When you have a strong hand, determining the optimal bet size to extract maximum value while not losing your customer is crucial. Value betting requires understanding what worse hands might call and sizing accordingly.

Bluffing

Successful bluffing involves selecting the right hands (those with blockers to strong holdings and backup equity) and the right spots (when your story makes sense and opponent ranges are capped). Our complete bluffing strategy guide covers these concepts in depth.

Facing Aggression

Defending against bets and raises requires evaluating your hand strength, pot odds, and whether you have the right price to continue. Sometimes the best decision is folding a decent hand; other times you should raise for value or as a bluff.

Hand Strength Categories

Understanding where your hand falls in the strength spectrum is essential for correct decision-making:

  • Monster Hands: Hands that can comfortably stack off (sets, straights, flushes on safe boards)
  • Strong Value Hands: Top pair with good kicker, overpairs, two pair on safe boards
  • Medium-Strength Hands: Second pair, weak top pair, vulnerable overpairs—often best played passively
  • Drawing Hands: Flush draws, straight draws, gutshots—depend on pot odds and implied odds
  • Air/Bluff Candidates: Missed hands with blockers or backdoor equity

Position Matters

Position significantly impacts post-flop strategy. When in position (acting last), you have more information about opponent's actions and can control pot size more effectively. When out of position, you often must play more defensively. Research from the Card Player strategy section shows that in-position players win more pots and have higher win rates across all stake levels.

How to Use This Trainer

For maximum benefit, follow these guidelines:

  • Start at your level: Beginners should focus on fundamental concepts before moving to advanced scenarios
  • Focus on streets: If you struggle with turn play specifically, filter to turn-only scenarios
  • Review explanations: Even when correct, read the full explanation to reinforce concepts
  • Practice regularly: Short, frequent sessions are more effective than marathon study
  • Apply in play: Use concepts learned here in your actual poker sessions (responsibly)

Related Tools and Resources

This trainer works best when combined with our other educational tools:

Frequently Asked Questions

What is post-flop play in poker?

Post-flop play refers to all betting action that occurs after the first three community cards (the flop) are dealt.

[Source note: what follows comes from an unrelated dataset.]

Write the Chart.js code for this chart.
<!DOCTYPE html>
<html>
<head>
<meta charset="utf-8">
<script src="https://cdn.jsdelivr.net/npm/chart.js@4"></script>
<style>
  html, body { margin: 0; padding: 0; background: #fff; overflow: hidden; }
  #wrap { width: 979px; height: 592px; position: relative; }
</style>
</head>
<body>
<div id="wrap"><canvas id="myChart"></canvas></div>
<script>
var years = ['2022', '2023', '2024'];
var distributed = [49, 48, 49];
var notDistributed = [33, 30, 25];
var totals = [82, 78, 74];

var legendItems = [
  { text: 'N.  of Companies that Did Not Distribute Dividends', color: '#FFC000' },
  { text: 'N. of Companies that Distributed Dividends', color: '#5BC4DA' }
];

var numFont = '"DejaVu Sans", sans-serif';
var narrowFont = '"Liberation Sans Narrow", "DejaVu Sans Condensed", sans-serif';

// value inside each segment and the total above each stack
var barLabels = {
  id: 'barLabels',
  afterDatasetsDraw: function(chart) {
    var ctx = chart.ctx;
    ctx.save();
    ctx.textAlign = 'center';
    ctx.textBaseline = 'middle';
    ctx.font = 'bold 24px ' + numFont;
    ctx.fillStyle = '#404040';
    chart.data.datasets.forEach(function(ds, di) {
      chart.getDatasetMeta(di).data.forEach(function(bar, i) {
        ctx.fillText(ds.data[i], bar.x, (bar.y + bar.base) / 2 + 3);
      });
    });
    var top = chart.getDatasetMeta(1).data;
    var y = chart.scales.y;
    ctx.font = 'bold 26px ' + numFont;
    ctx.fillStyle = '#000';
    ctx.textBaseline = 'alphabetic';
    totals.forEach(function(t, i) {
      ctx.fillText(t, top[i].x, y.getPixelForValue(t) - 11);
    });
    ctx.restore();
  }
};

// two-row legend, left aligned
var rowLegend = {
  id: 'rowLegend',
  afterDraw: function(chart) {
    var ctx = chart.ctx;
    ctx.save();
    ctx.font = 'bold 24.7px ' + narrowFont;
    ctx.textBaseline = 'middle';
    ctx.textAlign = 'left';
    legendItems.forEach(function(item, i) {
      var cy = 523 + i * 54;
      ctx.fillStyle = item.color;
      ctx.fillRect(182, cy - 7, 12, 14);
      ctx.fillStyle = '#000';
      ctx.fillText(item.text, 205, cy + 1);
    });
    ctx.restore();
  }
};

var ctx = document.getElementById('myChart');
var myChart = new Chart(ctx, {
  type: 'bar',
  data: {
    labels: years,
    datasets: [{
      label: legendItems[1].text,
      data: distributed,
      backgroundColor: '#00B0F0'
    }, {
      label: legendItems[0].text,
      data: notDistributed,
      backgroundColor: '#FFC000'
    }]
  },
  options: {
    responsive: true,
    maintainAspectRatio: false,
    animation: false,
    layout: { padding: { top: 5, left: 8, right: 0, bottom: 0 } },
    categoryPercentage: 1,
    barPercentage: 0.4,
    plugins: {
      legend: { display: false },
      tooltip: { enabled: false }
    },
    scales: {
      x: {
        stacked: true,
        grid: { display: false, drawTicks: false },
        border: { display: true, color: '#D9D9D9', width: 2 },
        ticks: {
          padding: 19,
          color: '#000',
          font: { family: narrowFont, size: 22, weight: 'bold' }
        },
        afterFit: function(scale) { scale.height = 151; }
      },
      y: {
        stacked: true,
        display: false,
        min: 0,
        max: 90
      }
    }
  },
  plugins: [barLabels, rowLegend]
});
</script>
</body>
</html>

This includes the flop, turn, and river betting rounds. Post-flop decisions are more complex than preflop because you have more information about the board texture and how it connects with your hand.

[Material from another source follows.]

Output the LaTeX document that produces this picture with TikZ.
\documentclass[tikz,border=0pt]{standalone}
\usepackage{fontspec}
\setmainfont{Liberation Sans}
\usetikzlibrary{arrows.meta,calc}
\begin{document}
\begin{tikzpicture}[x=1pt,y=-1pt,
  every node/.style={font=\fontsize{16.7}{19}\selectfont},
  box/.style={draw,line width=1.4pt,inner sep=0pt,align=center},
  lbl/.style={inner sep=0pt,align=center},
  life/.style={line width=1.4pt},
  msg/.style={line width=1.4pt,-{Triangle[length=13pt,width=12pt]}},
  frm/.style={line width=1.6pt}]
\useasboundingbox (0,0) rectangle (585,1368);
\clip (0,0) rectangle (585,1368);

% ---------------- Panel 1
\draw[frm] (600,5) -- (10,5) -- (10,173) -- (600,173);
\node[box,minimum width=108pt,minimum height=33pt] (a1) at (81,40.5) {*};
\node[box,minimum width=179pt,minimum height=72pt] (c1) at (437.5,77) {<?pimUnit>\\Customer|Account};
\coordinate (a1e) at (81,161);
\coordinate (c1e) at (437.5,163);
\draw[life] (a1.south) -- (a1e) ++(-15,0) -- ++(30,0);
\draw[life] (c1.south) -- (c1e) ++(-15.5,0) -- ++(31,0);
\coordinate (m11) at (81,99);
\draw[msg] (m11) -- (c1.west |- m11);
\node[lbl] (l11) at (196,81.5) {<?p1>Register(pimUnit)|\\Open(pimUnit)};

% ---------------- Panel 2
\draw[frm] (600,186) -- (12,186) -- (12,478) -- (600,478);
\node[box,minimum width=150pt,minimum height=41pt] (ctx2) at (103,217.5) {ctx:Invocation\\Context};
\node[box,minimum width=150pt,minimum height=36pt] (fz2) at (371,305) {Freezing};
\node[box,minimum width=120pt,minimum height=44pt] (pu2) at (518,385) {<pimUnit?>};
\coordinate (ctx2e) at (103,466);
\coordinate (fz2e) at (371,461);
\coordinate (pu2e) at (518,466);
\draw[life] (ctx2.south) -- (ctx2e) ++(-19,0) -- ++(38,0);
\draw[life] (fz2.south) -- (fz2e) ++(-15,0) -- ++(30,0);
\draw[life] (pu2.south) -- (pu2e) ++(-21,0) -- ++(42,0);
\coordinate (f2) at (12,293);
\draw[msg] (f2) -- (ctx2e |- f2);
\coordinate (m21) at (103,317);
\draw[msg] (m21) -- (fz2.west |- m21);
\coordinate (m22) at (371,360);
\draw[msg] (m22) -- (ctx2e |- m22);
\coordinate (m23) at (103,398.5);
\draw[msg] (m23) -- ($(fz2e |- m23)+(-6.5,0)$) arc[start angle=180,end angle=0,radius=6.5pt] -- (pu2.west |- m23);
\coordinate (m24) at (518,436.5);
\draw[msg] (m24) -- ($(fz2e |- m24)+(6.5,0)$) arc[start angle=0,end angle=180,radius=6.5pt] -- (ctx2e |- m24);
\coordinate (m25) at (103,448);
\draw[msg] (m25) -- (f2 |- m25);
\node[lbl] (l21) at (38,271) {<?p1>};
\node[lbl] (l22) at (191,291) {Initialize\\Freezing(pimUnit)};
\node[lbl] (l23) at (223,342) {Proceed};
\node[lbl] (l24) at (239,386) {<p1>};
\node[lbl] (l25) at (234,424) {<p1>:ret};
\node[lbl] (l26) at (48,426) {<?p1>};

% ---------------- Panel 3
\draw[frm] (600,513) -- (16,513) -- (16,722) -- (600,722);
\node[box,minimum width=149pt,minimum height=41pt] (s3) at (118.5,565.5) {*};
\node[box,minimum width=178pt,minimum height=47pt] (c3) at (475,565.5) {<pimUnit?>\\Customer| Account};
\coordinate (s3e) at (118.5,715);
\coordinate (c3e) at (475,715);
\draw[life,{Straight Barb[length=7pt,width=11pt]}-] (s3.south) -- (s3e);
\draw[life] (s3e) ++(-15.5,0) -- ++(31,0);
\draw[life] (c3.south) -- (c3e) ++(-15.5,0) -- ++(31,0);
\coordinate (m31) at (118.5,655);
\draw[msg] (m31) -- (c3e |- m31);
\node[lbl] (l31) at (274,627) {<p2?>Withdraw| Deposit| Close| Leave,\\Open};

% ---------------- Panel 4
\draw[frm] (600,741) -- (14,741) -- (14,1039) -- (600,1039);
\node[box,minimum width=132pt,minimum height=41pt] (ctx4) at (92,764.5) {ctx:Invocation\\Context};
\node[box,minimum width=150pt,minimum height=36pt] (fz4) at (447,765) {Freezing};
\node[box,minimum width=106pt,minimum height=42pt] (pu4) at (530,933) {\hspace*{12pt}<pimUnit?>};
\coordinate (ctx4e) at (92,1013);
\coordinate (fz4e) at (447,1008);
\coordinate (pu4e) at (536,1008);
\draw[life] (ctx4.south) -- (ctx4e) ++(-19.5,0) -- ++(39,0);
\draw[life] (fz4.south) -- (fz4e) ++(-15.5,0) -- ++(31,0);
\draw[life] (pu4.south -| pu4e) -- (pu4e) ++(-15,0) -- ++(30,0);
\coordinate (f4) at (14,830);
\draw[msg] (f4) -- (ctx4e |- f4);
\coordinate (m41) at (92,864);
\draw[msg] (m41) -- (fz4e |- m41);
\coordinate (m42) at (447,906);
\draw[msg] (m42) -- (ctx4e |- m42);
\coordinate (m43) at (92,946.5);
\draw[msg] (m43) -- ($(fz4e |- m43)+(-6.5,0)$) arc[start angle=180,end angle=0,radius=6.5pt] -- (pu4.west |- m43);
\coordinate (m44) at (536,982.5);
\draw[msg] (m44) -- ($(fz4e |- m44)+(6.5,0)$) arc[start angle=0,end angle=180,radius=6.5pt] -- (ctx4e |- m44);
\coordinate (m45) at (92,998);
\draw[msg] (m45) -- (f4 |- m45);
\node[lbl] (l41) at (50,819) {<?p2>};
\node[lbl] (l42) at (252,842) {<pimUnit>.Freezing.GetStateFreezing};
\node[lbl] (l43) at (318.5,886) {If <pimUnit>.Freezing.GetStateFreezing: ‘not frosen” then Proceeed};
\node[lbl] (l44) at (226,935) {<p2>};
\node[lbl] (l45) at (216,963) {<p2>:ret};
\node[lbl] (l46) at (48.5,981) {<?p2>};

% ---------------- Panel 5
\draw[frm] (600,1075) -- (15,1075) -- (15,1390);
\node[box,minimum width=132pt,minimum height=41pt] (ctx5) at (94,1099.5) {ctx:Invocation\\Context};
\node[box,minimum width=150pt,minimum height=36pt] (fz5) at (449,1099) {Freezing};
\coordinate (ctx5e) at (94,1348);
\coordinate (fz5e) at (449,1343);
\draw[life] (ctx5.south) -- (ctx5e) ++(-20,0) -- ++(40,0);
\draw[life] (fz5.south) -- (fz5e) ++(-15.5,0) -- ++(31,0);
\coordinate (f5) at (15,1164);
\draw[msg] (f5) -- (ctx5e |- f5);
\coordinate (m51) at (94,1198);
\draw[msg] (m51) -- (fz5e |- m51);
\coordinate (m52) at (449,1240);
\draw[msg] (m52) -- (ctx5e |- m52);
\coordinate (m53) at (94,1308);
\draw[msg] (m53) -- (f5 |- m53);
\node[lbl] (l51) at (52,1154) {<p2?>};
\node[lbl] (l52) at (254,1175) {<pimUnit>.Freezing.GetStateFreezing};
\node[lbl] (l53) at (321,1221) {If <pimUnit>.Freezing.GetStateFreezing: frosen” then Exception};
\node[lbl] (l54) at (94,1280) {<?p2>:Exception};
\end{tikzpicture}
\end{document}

What is board texture in poker?

Board texture describes the characteristics of the community cards that affect how different hands connect with the board. Textures include: dry/static boards (like K-7-2 rainbow), wet/dynamic boards (like J-T-9 with two suits), paired boards, monotone boards (all one suit), and connected boards. Understanding board texture is essential for making correct post-flop decisions.

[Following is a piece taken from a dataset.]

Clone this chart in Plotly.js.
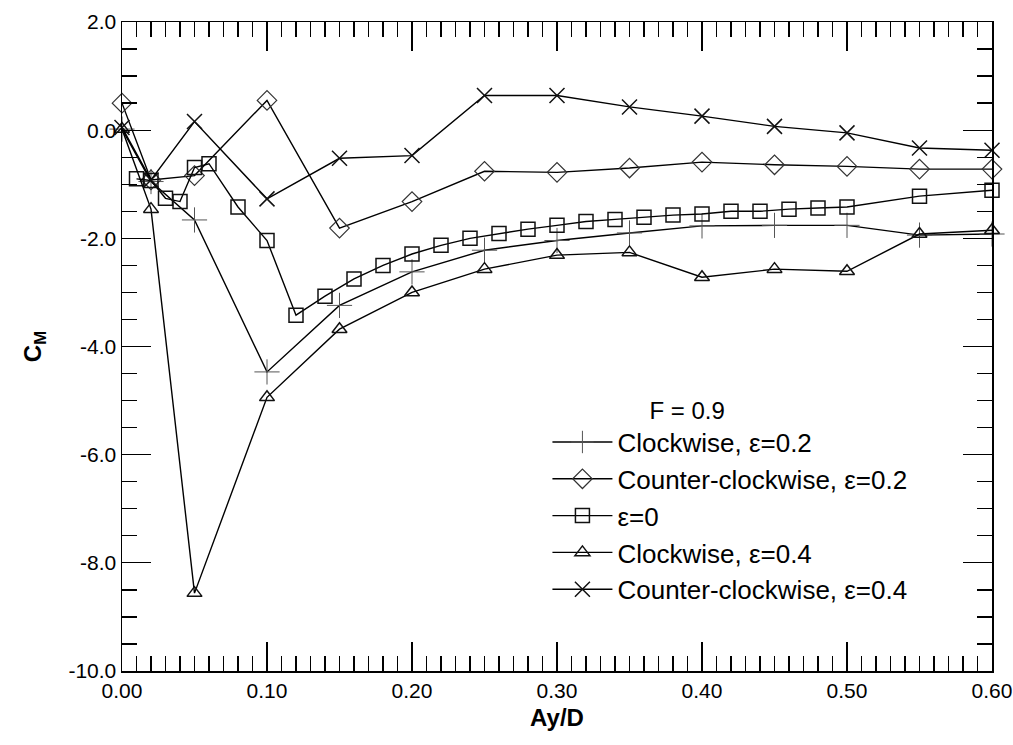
<!DOCTYPE html>
<html>
<head>
<meta charset="utf-8">
<script src="https://cdn.plot.ly/plotly-3.0.1.min.js"></script>
<style>html,body{margin:0;padding:0;background:#fff;}#chart{width:1013px;height:745px;}</style>
</head>
<body>
<div id="chart"></div>
<script>
// Clockwise, eps=0.2
const xCW02 = [0, 0.02, 0.05, 0.10, 0.15, 0.20, 0.25, 0.30, 0.35, 0.40, 0.45, 0.50, 0.55, 0.60];
const yCW02 = [0.02, -0.95, -1.66, -4.47, -3.24, -2.62, -2.22, -2.04, -1.90, -1.77, -1.76, -1.76, -1.94, -1.92];
// Counter-clockwise, eps=0.2
const xCCW02 = [0, 0.02, 0.05, 0.10, 0.15, 0.20, 0.25, 0.30, 0.35, 0.40, 0.45, 0.50, 0.55, 0.60];
const yCCW02 = [0.50, -0.92, -0.84, 0.55, -1.81, -1.32, -0.76, -0.78, -0.70, -0.59, -0.64, -0.67, -0.72, -0.72];
// eps=0
const xE0 = [0.01, 0.02, 0.03, 0.04, 0.05, 0.06, 0.08, 0.10, 0.12, 0.14, 0.16, 0.18, 0.20, 0.22, 0.24, 0.26, 0.28, 0.30, 0.32, 0.34, 0.36, 0.38, 0.40, 0.42, 0.44, 0.46, 0.48, 0.50, 0.55, 0.60];
const yE0 = [-0.90, -0.93, -1.26, -1.32, -0.69, -0.62, -1.42, -2.04, -3.42, -3.07, -2.75, -2.50, -2.29, -2.13, -2.00, -1.91, -1.83, -1.76, -1.69, -1.65, -1.61, -1.57, -1.55, -1.50, -1.50, -1.46, -1.44, -1.42, -1.22, -1.11];
// Clockwise, eps=0.4
const xCW04 = [0, 0.02, 0.05, 0.10, 0.15, 0.20, 0.25, 0.30, 0.35, 0.40, 0.45, 0.50, 0.55, 0.60];
const yCW04 = [0.02, -1.46, -8.56, -4.94, -3.68, -3.00, -2.57, -2.31, -2.26, -2.72, -2.57, -2.61, -1.92, -1.85];
// Counter-clockwise, eps=0.4
const xCCW04 = [0, 0.02, 0.05, 0.10, 0.15, 0.20, 0.25, 0.30, 0.35, 0.40, 0.45, 0.50, 0.55, 0.60];
const yCCW04 = [0.05, -0.92, 0.16, -1.27, -0.52, -0.47, 0.64, 0.64, 0.43, 0.26, 0.07, -0.05, -0.33, -0.37];

const names = ['Clockwise, ε=0.2', 'Counter-clockwise, ε=0.2', 'ε=0', 'Clockwise, ε=0.4', 'Counter-clockwise, ε=0.4'];
const legendTitle = 'F = 0.9';

// Tick labels
const xTickVals = [0, 0.1, 0.2, 0.3, 0.4, 0.5, 0.6];
const xTickText = ['0.00', '0.10', '0.20', '0.30', '0.40', '0.50', '0.60'];
const yTickVals = [2, 0, -2, -4, -6, -8, -10];
const yTickText = ['2.0', '0.0', '-2.0', '-4.0', '-6.0', '-8.0', '-10.0'];

function tr(x, y, name, symbol, size, mcolor, mwidth) {
  return {
    x: x, y: y, name: name, type: 'scatter', mode: 'lines+markers',
    line: {color: '#000', width: 1.4},
    marker: {symbol: symbol, size: size, color: mcolor, line: {color: mcolor, width: mwidth}},
    cliponaxis: false
  };
}

const data = [
  tr(xCW02, yCW02, names[0], 'cross-thin-open', 18, '#555', 1),
  tr(xCCW02, yCCW02, names[1], 'diamond-open', 15, '#333', 1.2),
  tr(xE0, yE0, names[2], 'square-open', 14, '#111', 1.5),
  tr(xCW04, yCW04, names[3], 'triangle-up-open', 13, '#111', 1.5),
  tr(xCCW04, yCCW04, names[4], 'x-thin-open', 15, '#111', 1.5)
];

const axisCommon = {
  showgrid: false, zeroline: false, showline: true, mirror: 'allticks',
  linecolor: '#000', linewidth: 1.5, ticks: 'inside', ticklen: 29, tickwidth: 1.3, tickcolor: '#000'
};

const pad = '\u00a0'.repeat(15);

const layout = {
  width: 1013, height: 745,
  margin: {l: 122, r: 21, t: 22, b: 74},
  paper_bgcolor: '#fff', plot_bgcolor: '#fff',
  font: {family: 'Liberation Sans, Arial, sans-serif', color: '#000', size: 20},
  showlegend: true,
  xaxis: Object.assign({}, axisCommon, {
    range: [0, 0.6], tickmode: 'array', tickvals: xTickVals, ticktext: xTickText,
    tickfont: {family: 'Liberation Sans Narrow, Liberation Sans, sans-serif', size: 21},
    minor: {dtick: 0.01, tick0: 0, ticks: 'inside', ticklen: 15, tickwidth: 1.3, tickcolor: '#000'},
    title: {text: '<b>Ay/D</b>', font: {family: 'Liberation Sans Narrow, Liberation Sans, sans-serif', size: 24}, standoff: 8}
  }),
  yaxis: Object.assign({}, axisCommon, {
    range: [-10, 2], tickmode: 'array', tickvals: yTickVals, ticktext: yTickText,
    tickfont: {size: 21},
    minor: {dtick: 0.5, tick0: 0, ticks: 'inside', ticklen: 15, tickwidth: 1.3, tickcolor: '#000'},
    title: {text: '<b>C<sub>M</sub></b>', font: {size: 24}, standoff: 20}
  }),
  legend: {
    x: 0.489, y: 0.437, xanchor: 'left', yanchor: 'top',
    bgcolor: 'rgba(0,0,0,0)', borderwidth: 0,
    font: {size: 26}, itemwidth: 60,
    title: {text: pad + legendTitle, font: {size: 24}, side: 'top'},
    tracegroupgap: 0
  }
};

Plotly.newPlot('chart', data, layout, {displayModeBar: false, staticPlot: true});
</script>
</body>
</html>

What is a continuation bet (c-bet)?

A continuation bet is a bet made by the preflop aggressor (the player who raised before the flop) on the flop. C-betting is profitable because the preflop raiser's range is perceived as stronger, and most flops miss most hands. However, c-bet frequency and sizing should vary based on board texture and opponent tendencies.

How do I evaluate my hand strength on the flop?

Hand strength evaluation involves considering: 1) Your absolute hand strength (pair, two pair, set, etc.), 2) Your relative hand strength compared to the board and likely opponent ranges, 3) Draw potential (can your hand improve?), 4) Showdown value (can you win without improving?), and 5) Blockers (do you block your opponent's strong hands or draws?).

Responsible Practice

This trainer is designed for educational purposes to help you understand poker strategy concepts. While the skills learned here can be applied in real games, always practice responsible gambling. Set limits for yourself, never play with money you can't afford to lose, and remember that poker combines skill with variance—even optimal decisions sometimes produce unfavorable outcomes.